Ronaldo has always been in the business of proving people wrong. It’s one of the things that drives him, even at the stage of his career where he really doesn’t have anything to prove to anyone. He’s achieved all there is to achieve and has won almost all available trophies in a player’s career. He’s confidently one of the greatest players to ever play the game. He declares himself as the best ever.

There’s the usual detractors who believe he’s inferior to Lionel Messi, and unfortunately their careers will always be compared by the magic of them existing at the same time. Rather than people being grateful for the luck of having the two in the same generation, comparisons are made in order to denigrate one or the other. Messi did this thing Ronaldo hasn’t done, so he’s obviously better. Ronaldo did this thing Messi hasn’t so it’s no question he’s the superior player. Messi plays in a more complete way, Ronaldo scores more goals and goals are what decide games. So on and so forth.

The need for the reduction in the guise of comparison and celebration is a problem of imagination. It’s a desperate attempt to get a grasp of the two in a world where they stand out as almost alien beings. It’s the same problem that sees people waiting for the end of Ronaldo’s run, arguing that eventually he will follow the career trajectory of an ordinary player. At 33, he should be in the twilight of his career, so every goal drought is evidence of his expected downfall, which should presumably come any day now.

Ronaldo struggled earlier this season, and Real Madrid had to change because of it. He’s their best goalscorer and when he’s missing chances, there’s not really an alternative who can replicate his usual consistency. He also had similar problems the year before. A goal drought isn’t unheard of for him, though it didn’t seem to reflect a physical decline. He was getting in his normal goal scoring positions, but the ball wasn’t going into the back of the net.

Ronaldo is the first player to score in 10 consecutive Champions League games. After his two goals against Juventus, he has 119 goals in the Champions League total, the most of any player. He holds the record for most goals in a Champions League season with 17 and he’s the only player to score in three Champions League finals. He has four Champions League titles so far and could possibly lead his team to a third consecutive title this year. He has scored 36 goals in all competitions so far, 10 away from his total last year. This is all before going into his domestic goals and records.

One day, Ronaldo’s production will decline and he will eventually have to retire. That’s the nature of time. Everyone’s moment comes to an end, no matter how spectacular the individual. But to expect Ronaldo’s career to follow the ordinary path is to do an injustice to the man. He’s proven over and over that he’s different. That he is something never seen before. Records after records have been broken and he’s won every award available to an individual multiple times. He’s not ordinary and has never been. There’s no need to discount him in that manner. We have to admit ignorance in a case like his, because there’s no standard to what he is doing.

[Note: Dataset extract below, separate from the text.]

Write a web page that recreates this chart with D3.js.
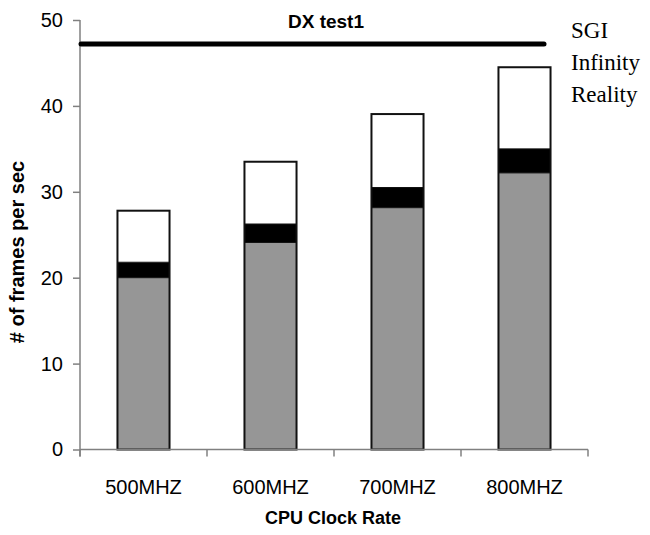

At the age of 33, Ronaldo is still an absurd player and we should let him be so without trying to compartmentalize him into rigid comparisons and timelines. No one has done what he’s done as well and as long as he’s done it. We should finally accept that we don’t really know when he will stop being incredible. He’s made the prediction of his downfall look silly for years now. We should all be more like the Juventus fans who stood to applaud Ronaldo after the bicycle goal, simply appreciative of the man, and happy to have been witness to the spectacular things that he continues to do.